OBJECTIVE -> Copy each line below exactly and leave the pictures out.

RECORDED DATA ->
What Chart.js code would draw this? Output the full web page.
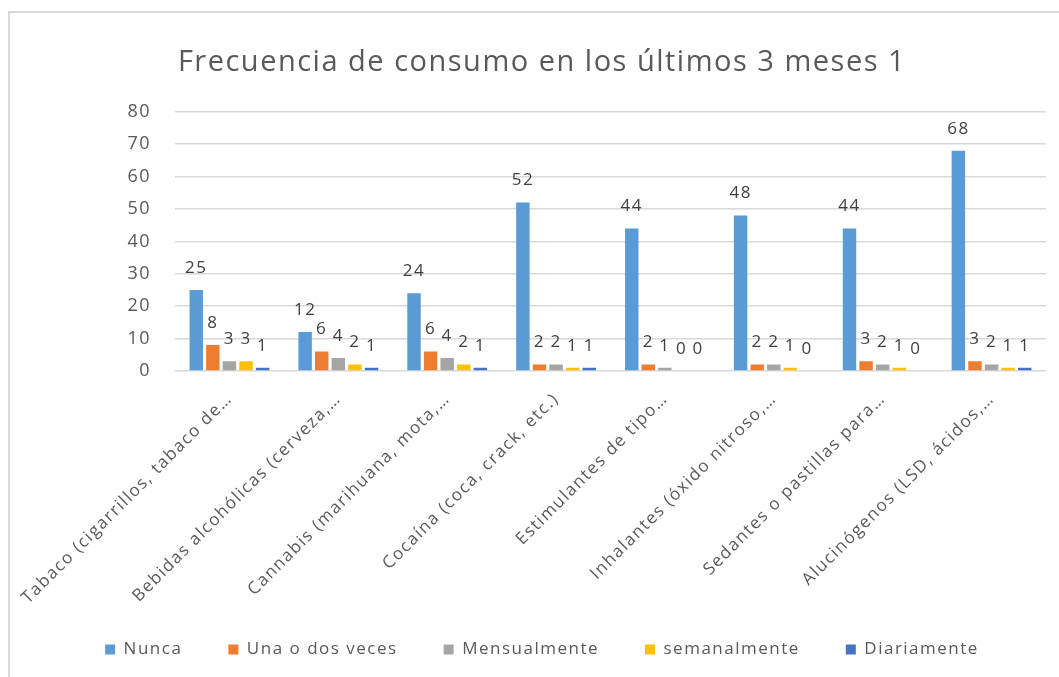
<!DOCTYPE html>
<html>
<head>
<meta charset="utf-8">
<script src="https://cdn.jsdelivr.net/npm/chart.js@4"></script>
<style>
  html, body { margin: 0; padding: 0; background: #fff; overflow: hidden; }
  #frame { position: absolute; left: 8px; top: 11px; width: 1200px; height: 800px; border: 2px solid #d9d9d9; box-sizing: border-box; }
  #wrap { position: absolute; left: 0; top: 0; width: 1059px; height: 677px; }
</style>
</head>
<body>
<div id="frame"></div>
<div id="wrap"><canvas id="c" width="1059" height="677"></canvas></div>
<script>
const categories = [
  "Tabaco (cigarrillos, tabaco de…",
  "Bebidas alcohólicas (cerveza,…",
  "Cannabis (marihuana, mota,…",
  "Cocaína (coca, crack, etc.)",
  "Estimulantes de tipo…",
  "Inhalantes (óxido nitroso,…",
  "Sedantes o pastillas para…",
  "Alucinógenos (LSD, ácidos,…"
];
const seriesNames = ["Nunca", "Una o dos veces", "Mensualmente", "semanalmente", "Diariamente"];
const nunca        = [25, 12, 24, 52, 44, 48, 44, 68];
const unaODosVeces = [8, 6, 6, 2, 2, 2, 3, 3];
const mensualmente = [3, 4, 4, 2, 1, 2, 2, 2];
const semanalmente = [3, 2, 2, 1, 0, 1, 1, 1];
const diariamente  = [1, 1, 1, 1, 0, 0, 0, 1];
const yTicks = [0, 10, 20, 30, 40, 50, 60, 70, 80];
const titleText = "Frecuencia de consumo en los últimos 3 meses 1";

const colors = ["#5B9BD5", "#ED7D31", "#A5A5A5", "#FFC000", "#4472C4"];
const seriesValues = [nunca, unaODosVeces, mensualmente, semanalmente, diariamente];
const FONT = "'Open Sans', sans-serif";

const spacingPlugin = {
  id: 'spacing',
  beforeUpdate(chart) { chart.ctx.letterSpacing = '1.5px'; },
  beforeDraw(chart) { chart.ctx.letterSpacing = '1.5px'; }
};

const valueLabels = {
  id: 'valueLabels',
  afterDatasetsDraw(chart) {
    const ctx = chart.ctx;
    ctx.save();
    ctx.font = "17px " + FONT;
    ctx.fillStyle = "#404040";
    ctx.textAlign = "center";
    ctx.textBaseline = "middle";
    chart.data.datasets.forEach((ds, i) => {
      const meta = chart.getDatasetMeta(i);
      meta.data.forEach((bar, j) => {
        ctx.fillText(String(ds.data[j]), bar.x, bar.y - 22);
      });
    });
    ctx.restore();
  }
};

new Chart(document.getElementById('c'), {
  type: 'bar',
  data: {
    labels: categories,
    datasets: seriesNames.map((n, i) => ({
      label: n,
      data: seriesValues[i],
      backgroundColor: colors[i],
      borderWidth: 0,
      categoryPercentage: 0.762,
      barPercentage: 0.81
    }))
  },
  options: {
    responsive: false,
    animation: false,
    layout: { padding: { left: 38, right: 13, top: 12, bottom: 9 } },
    plugins: {
      title: {
        display: true,
        text: titleText,
        color: "#595959",
        font: { family: FONT, size: 29, weight: 'normal', lineHeight: 1.2 },
        padding: { top: 33, bottom: 32 }
      },
      legend: {
        position: 'bottom',
        labels: {
          color: "#595959",
          font: { family: FONT, size: 17 },
          boxWidth: 10,
          boxHeight: 10,
          padding: 46
        }
      },
      tooltip: { enabled: false }
    },
    scales: {
      x: {
        grid: { display: false },
        border: { display: false },
        ticks: {
          color: "#595959",
          font: { family: FONT, size: 17 },
          minRotation: 45,
          maxRotation: 45,
          padding: 10,
          autoSkip: false
        },
        afterFit(scale) {
          scale.height = 224;
          scale._computeLabelArea = () => undefined;
        }
      },
      y: {
        min: 0,
        max: 80,
        afterBuildTicks(scale) { scale.ticks = yTicks.map(v => ({ value: v })); },
        grid: { color: "#d9d9d9", lineWidth: 1.5, drawTicks: false },
        border: { display: false },
        ticks: {
          color: "#595959",
          font: { family: FONT, size: 18 },
          padding: 24
        },
        afterFit(scale) { scale.width = 137; }
      }
    }
  },
  plugins: [spacingPlugin, valueLabels]
});
</script>
</body>
</html>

COMPLETED EXERCISE ->
What Chart.js code would draw this? Output the full web page.
<!DOCTYPE html>
<html>
<head>
<meta charset="utf-8">
<script src="https://cdn.jsdelivr.net/npm/chart.js@4"></script>
<style>
  html, body { margin: 0; padding: 0; background: #fff; overflow: hidden; }
  #frame { position: absolute; left: 8px; top: 11px; width: 1200px; height: 800px; border: 2px solid #d9d9d9; box-sizing: border-box; }
  #wrap { position: absolute; left: 0; top: 0; width: 1059px; height: 677px; }
</style>
</head>
<body>
<div id="frame"></div>
<div id="wrap"><canvas id="c" width="1059" height="677"></canvas></div>
<script>
const categories = [
  "Tabaco (cigarrillos, tabaco de…",
  "Bebidas alcohólicas (cerveza,…",
  "Cannabis (marihuana, mota,…",
  "Cocaína (coca, crack, etc.)",
  "Estimulantes de tipo…",
  "Inhalantes (óxido nitroso,…",
  "Sedantes o pastillas para…",
  "Alucinógenos (LSD, ácidos,…"
];
const seriesNames = ["Nunca", "Una o dos veces", "Mensualmente", "semanalmente", "Diariamente"];
const nunca        = [25, 12, 24, 52, 44, 48, 44, 68];
const unaODosVeces = [8, 6, 6, 2, 2, 2, 3, 3];
const mensualmente = [3, 4, 4, 2, 1, 2, 2, 2];
const semanalmente = [3, 2, 2, 1, 0, 1, 1, 1];
const diariamente  = [1, 1, 1, 1, 0, 0, 0, 1];
const yTicks = [0, 10, 20, 30, 40, 50, 60, 70, 80];
const titleText = "Frecuencia de consumo en los últimos 3 meses 1";

const colors = ["#5B9BD5", "#ED7D31", "#A5A5A5", "#FFC000", "#4472C4"];
const seriesValues = [nunca, unaODosVeces, mensualmente, semanalmente, diariamente];
const FONT = "'Open Sans', sans-serif";

const spacingPlugin = {
  id: 'spacing',
  beforeUpdate(chart) { chart.ctx.letterSpacing = '1.5px'; },
  beforeDraw(chart) { chart.ctx.letterSpacing = '1.5px'; }
};

const valueLabels = {
  id: 'valueLabels',
  afterDatasetsDraw(chart) {
    const ctx = chart.ctx;
    ctx.save();
    ctx.font = "17px " + FONT;
    ctx.fillStyle = "#404040";
    ctx.textAlign = "center";
    ctx.textBaseline = "middle";
    chart.data.datasets.forEach((ds, i) => {
      const meta = chart.getDatasetMeta(i);
      meta.data.forEach((bar, j) => {
        ctx.fillText(String(ds.data[j]), bar.x, bar.y - 22);
      });
    });
    ctx.restore();
  }
};

new Chart(document.getElementById('c'), {
  type: 'bar',
  data: {
    labels: categories,
    datasets: seriesNames.map((n, i) => ({
      label: n,
      data: seriesValues[i],
      backgroundColor: colors[i],
      borderWidth: 0,
      categoryPercentage: 0.762,
      barPercentage: 0.81
    }))
  },
  options: {
    responsive: false,
    animation: false,
    layout: { padding: { left: 38, right: 13, top: 12, bottom: 9 } },
    plugins: {
      title: {
        display: true,
        text: titleText,
        color: "#595959",
        font: { family: FONT, size: 29, weight: 'normal', lineHeight: 1.2 },
        padding: { top: 33, bottom: 32 }
      },
      legend: {
        position: 'bottom',
        labels: {
          color: "#595959",
          font: { family: FONT, size: 17 },
          boxWidth: 10,
          boxHeight: 10,
          padding: 46
        }
      },
      tooltip: { enabled: false }
    },
    scales: {
      x: {
        grid: { display: false },
        border: { display: false },
        ticks: {
          color: "#595959",
          font: { family: FONT, size: 17 },
          minRotation: 45,
          maxRotation: 45,
          padding: 10,
          autoSkip: false
        },
        afterFit(scale) {
          scale.height = 224;
          scale._computeLabelArea = () => undefined;
        }
      },
      y: {
        min: 0,
        max: 80,
        afterBuildTicks(scale) { scale.ticks = yTicks.map(v => ({ value: v })); },
        grid: { color: "#d9d9d9", lineWidth: 1.5, drawTicks: false },
        border: { display: false },
        ticks: {
          color: "#595959",
          font: { family: FONT, size: 18 },
          padding: 24
        },
        afterFit(scale) { scale.width = 137; }
      }
    }
  },
  plugins: [spacingPlugin, valueLabels]
});
</script>
</body>
</html>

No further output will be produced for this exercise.